Richard Sennett argues that the first and second industrial revolutions have taken away our hands and our minds.^^

We don’t have to throw away the machines but we do need to wake up to how we are serving machines more than machines are serving us.

Have we got time to spend some alone and connect with the star-dancer we are meant to be, or do we have to make a call, send an email, reply to an text or post on Instagram:

Some of the most crucial conversations you will ever have will be with yourself. To have them, you have to learn to listen to your own voice. A first step is to slow down sufficiently to make this possible.*^

Can you hear your adventure calling you?

(*From Ursula Franklin’s The Real World of Technology.)
(Yasuo Kobayashi, quoted in Julian Baggini’s How the World Thinks.)
(^From Rainer Maria Rilke’s Letters on Life.)
(^^The first industrial revolution deskilled us as machines took over the work of craftspeople, the second made most of us dependent on the computer and the internet for our thinking.)
(*^From Sherry Turkle’s Reclaiming Conversation.)

In preparation

In life one cannot awaken often enough the sense of a beginning within oneself. There is so little external change needed for that since we actually transform the world from within our hearts. If the heart longs for nothing but to be new and unlimited, the world is instantly the same as on the day of its creation and infinite.*
(Rainer Maria Rilke)

Social change will not come to us like an avalanche down the mountain. Social change will come through seeds growing in well-prepared soil – and it is we, like the earthworms, who prepare the soil. We also seed thoughts and knowledge and concern.**
(Ursula Franklin)

My grandson Archie is preparing to walk. For quite a few months, he’s been perfecting crawling. And on the other side of walking he’ll be able to discover running, jumping, dancing and playing sports. If he puts in enough time and effort, he’ll be able to do all of these things to the extent of his curiosity and interest.

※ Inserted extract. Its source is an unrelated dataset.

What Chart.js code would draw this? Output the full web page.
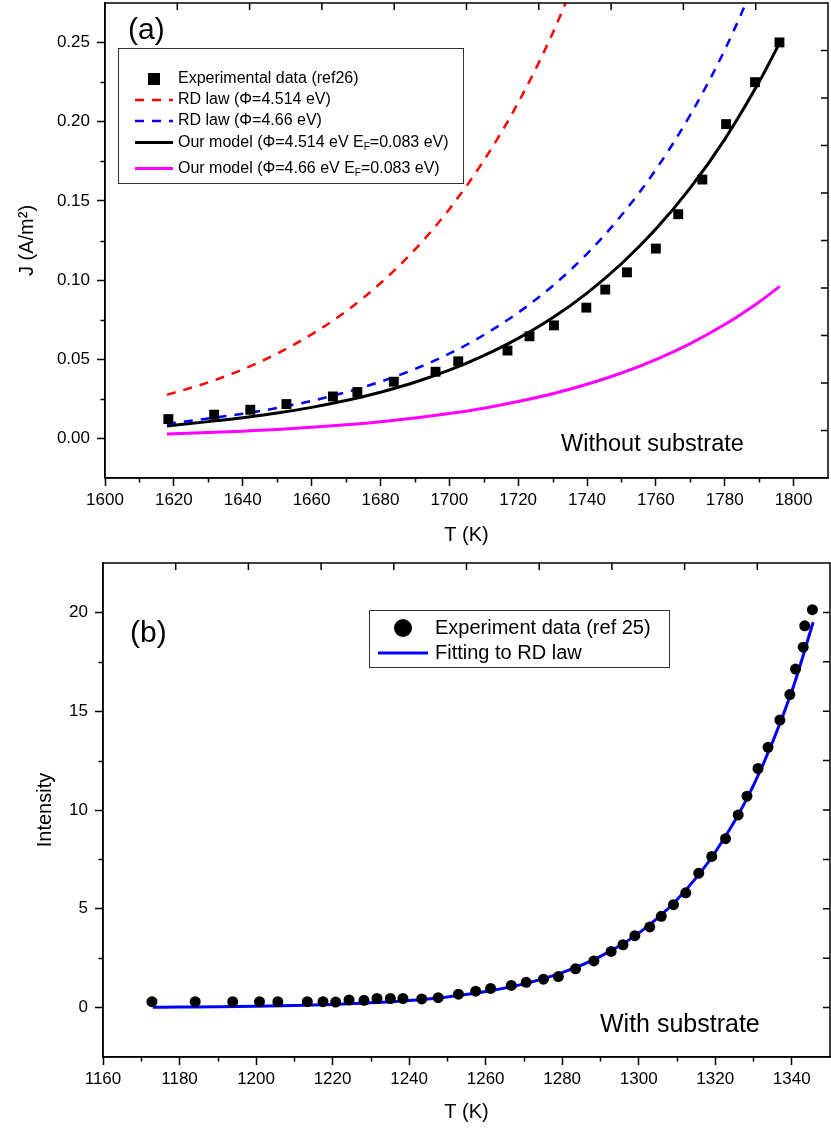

Everything we do is preparation for something else when we are living in the direction of our curiosity and wonder. Preparing the mind is important, but more important is preparing the heart, where everything comes together in a swirl of energy that is generative and regenerative.

And then we’re ready to move:

complete awareness is not merely intellectual but actively experiential^.

I’ve been preparing a lifetime for today, but I also set out at the beginning of the day in more moments of preparation for what I must do.

Mind, heart, do.

Keep preparing, the world needs what you bring.